27 MAYIS-3 HAZİRAN ARASINDAKİ YOĞUN GÖRÜŞME TAKVİMİ
27 Mayıs: Erdoğan, ABD’li şirketlere Türkiye’de daha fazla yatırım yapmaları çağrısında bulundu. Erdoğan, zaman zaman görüş farklılıkları olsa bile ciddi bir yatırım potansiyeli olduğunu belirtti.
Erdoğan: 100 milyar dolarlık ticaret hacmi hedefimize ulaşmak için samimi, saygılı, ortak çıkarlara ve değerlere dayanan bir yaklaşıma ihtiyaç duyuyoruz.
28 Mayıs: Washington’dan Ankara’ya Biden yönetiminin ilk üst düzey ziyareti gerçekleşti. ABD Dışişleri Bakan Yardımcısı Wendy Sherman, Ankara’ya geldi.
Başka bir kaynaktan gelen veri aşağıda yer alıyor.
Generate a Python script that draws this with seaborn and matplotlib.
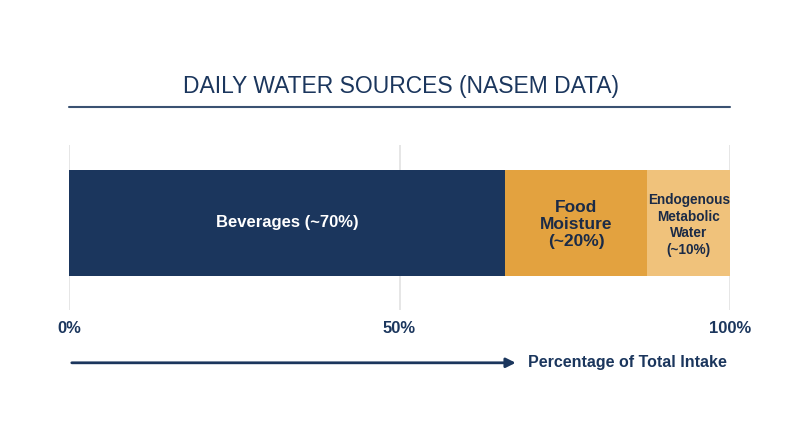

Sherman: S-400’leri almak NATO ittifakında sorun yaratıyor. Alternatif sunduk, tam olarak ne yapmaları gerektiğini biliyorlar. Umarım ortak bir yol bulabileceğiz. Bu teknik detay bir konu değil, siyasi bir şey değil. Türkiye durumun farkında, atması gereken adımları biliyor. Nasıl bu adımların atılacağını da görüştük, bu Türkiye’nin kararı olacak.
21 Haziran: Erdoğan, TRT 1 Ve TRT Haber’in ortak yayınına katıldı, S-400’ü durup dururken almadığına vurgu yaptı. Erdoğan, “Biz bir kasaba devleti değiliz, biz Türkiye Cumhuriyeti’yiz. Türkiye Cumhuriyeti Devleti’ni bu şekilde köşeye sıkıştıranlar önemli bir dostu kaybederler. Biz NATO’da seninle beraber olacağız. NATO’nun ilk beş devletinden bir tanesi olacağız, güçlü devletinden bir tanesi”
2 Haziran: ABD’nin Birleşmiş Milletler Daimi Temsilcisi Linda Thomas-Greenfield, Ankara’da Cumhurbaşkanlığı Sözcüsü İbrahim Kalın ile görüştü. Açıklamada, Thomas-Greenfield’ın, Türkiye’de sivil toplum ve muhalefetle ilgili sınırlamalar dahil olmak üzere ABD’yi ilgilendiren alanları da gündeme getirerek, ABD’nin bu konudaki endişelerini dile getirdiği belirtildi.
3 Haziran: AKP Sözcüsü Ömer Çelik: “Yeni dönemi ABD ile pozitif ajanda temelinde değerlendirmek istiyoruz.”
3 Haziran: TBMM Dışişleri Komisyonu Başkanı ve AKP İstanbul Milletvekili Akif Çağatay Kılıç, uluslararası medya ile bir araya geldi. “S-400 konusu, bizim için kapanmıştır” ifadelerini kullanan Kılıç, “Rusya ile olan ilişkilerimiz ABD’ye alternatif değil. ABD ile olan ilişkilerimiz de Rusya’ya alternatif değil” vurgusu yaptı.